Directive: Transcribe the full listing exactly, and drop every picture.

--

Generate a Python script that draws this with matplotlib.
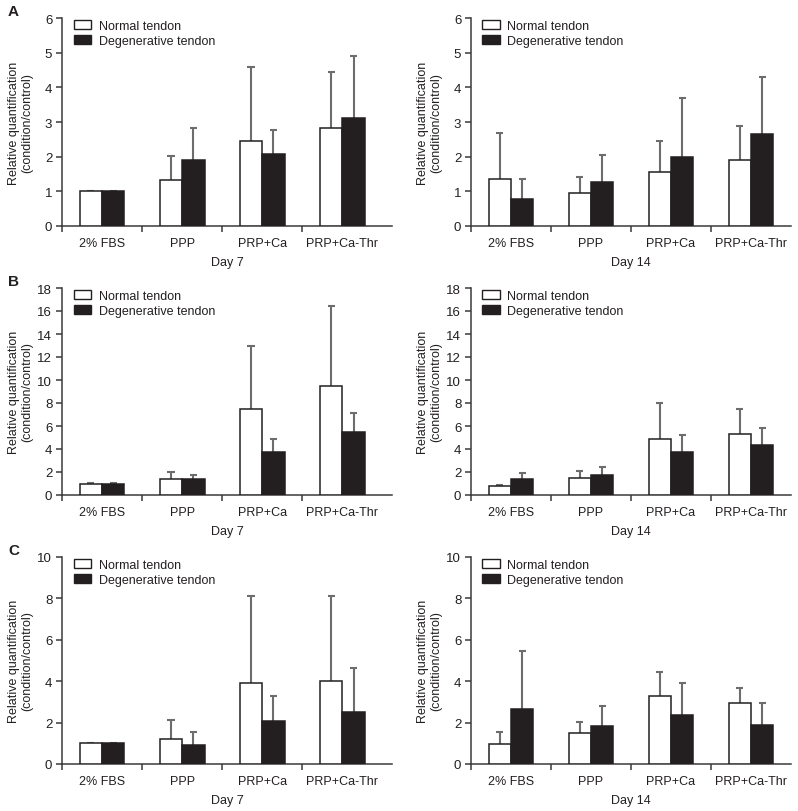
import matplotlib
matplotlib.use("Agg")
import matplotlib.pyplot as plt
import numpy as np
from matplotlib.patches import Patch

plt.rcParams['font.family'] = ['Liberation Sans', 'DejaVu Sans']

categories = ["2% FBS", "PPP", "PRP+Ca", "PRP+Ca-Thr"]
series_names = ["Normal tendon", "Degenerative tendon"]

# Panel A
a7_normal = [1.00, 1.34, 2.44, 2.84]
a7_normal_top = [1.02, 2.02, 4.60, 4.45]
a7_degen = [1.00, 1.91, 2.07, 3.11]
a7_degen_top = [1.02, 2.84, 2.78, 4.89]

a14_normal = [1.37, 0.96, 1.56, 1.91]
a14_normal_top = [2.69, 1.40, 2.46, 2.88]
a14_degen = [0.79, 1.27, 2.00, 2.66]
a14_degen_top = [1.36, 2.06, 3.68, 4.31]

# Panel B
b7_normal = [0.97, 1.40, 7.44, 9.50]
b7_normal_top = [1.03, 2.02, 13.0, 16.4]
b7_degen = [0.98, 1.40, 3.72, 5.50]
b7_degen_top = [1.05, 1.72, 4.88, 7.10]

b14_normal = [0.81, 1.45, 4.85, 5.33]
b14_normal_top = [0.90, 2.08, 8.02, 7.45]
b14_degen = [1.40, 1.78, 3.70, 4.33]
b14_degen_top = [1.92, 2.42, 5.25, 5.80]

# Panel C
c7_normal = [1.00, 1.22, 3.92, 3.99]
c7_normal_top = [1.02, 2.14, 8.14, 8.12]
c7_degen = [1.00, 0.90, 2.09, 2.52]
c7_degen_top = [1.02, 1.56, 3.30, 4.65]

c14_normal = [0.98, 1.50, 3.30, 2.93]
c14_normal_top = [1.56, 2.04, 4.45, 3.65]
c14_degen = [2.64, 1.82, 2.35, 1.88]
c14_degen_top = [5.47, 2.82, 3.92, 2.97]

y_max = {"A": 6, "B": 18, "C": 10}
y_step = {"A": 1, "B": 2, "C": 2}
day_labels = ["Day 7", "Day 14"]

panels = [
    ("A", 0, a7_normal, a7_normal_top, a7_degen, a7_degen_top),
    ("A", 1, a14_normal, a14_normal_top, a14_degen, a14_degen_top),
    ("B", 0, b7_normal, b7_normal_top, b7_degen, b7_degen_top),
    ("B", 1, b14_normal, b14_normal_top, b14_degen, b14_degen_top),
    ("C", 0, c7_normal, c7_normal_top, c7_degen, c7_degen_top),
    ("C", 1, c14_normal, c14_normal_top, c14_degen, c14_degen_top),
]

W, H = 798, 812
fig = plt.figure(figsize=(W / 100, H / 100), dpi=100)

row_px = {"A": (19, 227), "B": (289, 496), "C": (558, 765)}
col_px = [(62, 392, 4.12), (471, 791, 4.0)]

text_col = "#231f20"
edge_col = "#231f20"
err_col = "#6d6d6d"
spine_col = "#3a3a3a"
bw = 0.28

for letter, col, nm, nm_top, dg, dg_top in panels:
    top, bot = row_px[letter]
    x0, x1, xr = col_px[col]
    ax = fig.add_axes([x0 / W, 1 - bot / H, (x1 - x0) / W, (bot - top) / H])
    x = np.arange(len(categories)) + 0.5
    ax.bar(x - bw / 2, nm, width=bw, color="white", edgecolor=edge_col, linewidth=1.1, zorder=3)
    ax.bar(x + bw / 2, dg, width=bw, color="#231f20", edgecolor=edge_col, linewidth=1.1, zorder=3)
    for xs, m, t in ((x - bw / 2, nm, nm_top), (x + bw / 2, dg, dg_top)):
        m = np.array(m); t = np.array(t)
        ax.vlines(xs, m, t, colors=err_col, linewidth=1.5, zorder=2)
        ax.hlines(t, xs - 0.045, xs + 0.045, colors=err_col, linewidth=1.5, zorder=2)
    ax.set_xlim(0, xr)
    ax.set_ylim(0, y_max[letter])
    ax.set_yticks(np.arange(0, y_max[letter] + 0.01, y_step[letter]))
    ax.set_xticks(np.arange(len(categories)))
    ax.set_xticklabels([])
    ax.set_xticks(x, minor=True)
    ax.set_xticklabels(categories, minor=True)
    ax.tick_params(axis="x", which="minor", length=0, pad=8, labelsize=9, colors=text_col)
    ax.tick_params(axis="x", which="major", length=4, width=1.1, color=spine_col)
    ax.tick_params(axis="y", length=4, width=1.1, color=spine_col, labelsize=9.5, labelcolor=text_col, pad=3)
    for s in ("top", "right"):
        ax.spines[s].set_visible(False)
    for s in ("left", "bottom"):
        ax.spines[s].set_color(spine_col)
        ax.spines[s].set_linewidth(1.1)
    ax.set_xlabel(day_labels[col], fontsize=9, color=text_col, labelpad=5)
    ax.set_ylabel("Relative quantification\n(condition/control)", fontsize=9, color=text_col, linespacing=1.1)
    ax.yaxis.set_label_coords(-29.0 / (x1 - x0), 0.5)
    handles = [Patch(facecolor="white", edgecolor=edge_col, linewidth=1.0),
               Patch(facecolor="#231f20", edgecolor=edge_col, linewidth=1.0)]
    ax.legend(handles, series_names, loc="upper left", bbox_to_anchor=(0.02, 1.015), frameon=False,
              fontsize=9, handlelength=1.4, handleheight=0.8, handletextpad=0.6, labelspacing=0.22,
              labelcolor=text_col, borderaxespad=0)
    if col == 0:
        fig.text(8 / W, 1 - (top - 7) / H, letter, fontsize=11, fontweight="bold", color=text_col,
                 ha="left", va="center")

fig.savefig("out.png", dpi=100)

--

Result of the task:
Generate a Python script that draws this with matplotlib.
import matplotlib
matplotlib.use("Agg")
import matplotlib.pyplot as plt
import numpy as np
from matplotlib.patches import Patch

plt.rcParams['font.family'] = ['Liberation Sans', 'DejaVu Sans']

categories = ["2% FBS", "PPP", "PRP+Ca", "PRP+Ca-Thr"]
series_names = ["Normal tendon", "Degenerative tendon"]

# Panel A
a7_normal = [1.00, 1.34, 2.44, 2.84]
a7_normal_top = [1.02, 2.02, 4.60, 4.45]
a7_degen = [1.00, 1.91, 2.07, 3.11]
a7_degen_top = [1.02, 2.84, 2.78, 4.89]

a14_normal = [1.37, 0.96, 1.56, 1.91]
a14_normal_top = [2.69, 1.40, 2.46, 2.88]
a14_degen = [0.79, 1.27, 2.00, 2.66]
a14_degen_top = [1.36, 2.06, 3.68, 4.31]

# Panel B
b7_normal = [0.97, 1.40, 7.44, 9.50]
b7_normal_top = [1.03, 2.02, 13.0, 16.4]
b7_degen = [0.98, 1.40, 3.72, 5.50]
b7_degen_top = [1.05, 1.72, 4.88, 7.10]

b14_normal = [0.81, 1.45, 4.85, 5.33]
b14_normal_top = [0.90, 2.08, 8.02, 7.45]
b14_degen = [1.40, 1.78, 3.70, 4.33]
b14_degen_top = [1.92, 2.42, 5.25, 5.80]

# Panel C
c7_normal = [1.00, 1.22, 3.92, 3.99]
c7_normal_top = [1.02, 2.14, 8.14, 8.12]
c7_degen = [1.00, 0.90, 2.09, 2.52]
c7_degen_top = [1.02, 1.56, 3.30, 4.65]

c14_normal = [0.98, 1.50, 3.30, 2.93]
c14_normal_top = [1.56, 2.04, 4.45, 3.65]
c14_degen = [2.64, 1.82, 2.35, 1.88]
c14_degen_top = [5.47, 2.82, 3.92, 2.97]

y_max = {"A": 6, "B": 18, "C": 10}
y_step = {"A": 1, "B": 2, "C": 2}
day_labels = ["Day 7", "Day 14"]

panels = [
    ("A", 0, a7_normal, a7_normal_top, a7_degen, a7_degen_top),
    ("A", 1, a14_normal, a14_normal_top, a14_degen, a14_degen_top),
    ("B", 0, b7_normal, b7_normal_top, b7_degen, b7_degen_top),
    ("B", 1, b14_normal, b14_normal_top, b14_degen, b14_degen_top),
    ("C", 0, c7_normal, c7_normal_top, c7_degen, c7_degen_top),
    ("C", 1, c14_normal, c14_normal_top, c14_degen, c14_degen_top),
]

W, H = 798, 812
fig = plt.figure(figsize=(W / 100, H / 100), dpi=100)

row_px = {"A": (19, 227), "B": (289, 496), "C": (558, 765)}
col_px = [(62, 392, 4.12), (471, 791, 4.0)]

text_col = "#231f20"
edge_col = "#231f20"
err_col = "#6d6d6d"
spine_col = "#3a3a3a"
bw = 0.28

for letter, col, nm, nm_top, dg, dg_top in panels:
    top, bot = row_px[letter]
    x0, x1, xr = col_px[col]
    ax = fig.add_axes([x0 / W, 1 - bot / H, (x1 - x0) / W, (bot - top) / H])
    x = np.arange(len(categories)) + 0.5
    ax.bar(x - bw / 2, nm, width=bw, color="white", edgecolor=edge_col, linewidth=1.1, zorder=3)
    ax.bar(x + bw / 2, dg, width=bw, color="#231f20", edgecolor=edge_col, linewidth=1.1, zorder=3)
    for xs, m, t in ((x - bw / 2, nm, nm_top), (x + bw / 2, dg, dg_top)):
        m = np.array(m); t = np.array(t)
        ax.vlines(xs, m, t, colors=err_col, linewidth=1.5, zorder=2)
        ax.hlines(t, xs - 0.045, xs + 0.045, colors=err_col, linewidth=1.5, zorder=2)
    ax.set_xlim(0, xr)
    ax.set_ylim(0, y_max[letter])
    ax.set_yticks(np.arange(0, y_max[letter] + 0.01, y_step[letter]))
    ax.set_xticks(np.arange(len(categories)))
    ax.set_xticklabels([])
    ax.set_xticks(x, minor=True)
    ax.set_xticklabels(categories, minor=True)
    ax.tick_params(axis="x", which="minor", length=0, pad=8, labelsize=9, colors=text_col)
    ax.tick_params(axis="x", which="major", length=4, width=1.1, color=spine_col)
    ax.tick_params(axis="y", length=4, width=1.1, color=spine_col, labelsize=9.5, labelcolor=text_col, pad=3)
    for s in ("top", "right"):
        ax.spines[s].set_visible(False)
    for s in ("left", "bottom"):
        ax.spines[s].set_color(spine_col)
        ax.spines[s].set_linewidth(1.1)
    ax.set_xlabel(day_labels[col], fontsize=9, color=text_col, labelpad=5)
    ax.set_ylabel("Relative quantification\n(condition/control)", fontsize=9, color=text_col, linespacing=1.1)
    ax.yaxis.set_label_coords(-29.0 / (x1 - x0), 0.5)
    handles = [Patch(facecolor="white", edgecolor=edge_col, linewidth=1.0),
               Patch(facecolor="#231f20", edgecolor=edge_col, linewidth=1.0)]
    ax.legend(handles, series_names, loc="upper left", bbox_to_anchor=(0.02, 1.015), frameon=False,
              fontsize=9, handlelength=1.4, handleheight=0.8, handletextpad=0.6, labelspacing=0.22,
              labelcolor=text_col, borderaxespad=0)
    if col == 0:
        fig.text(8 / W, 1 - (top - 7) / H, letter, fontsize=11, fontweight="bold", color=text_col,
                 ha="left", va="center")

fig.savefig("out.png", dpi=100)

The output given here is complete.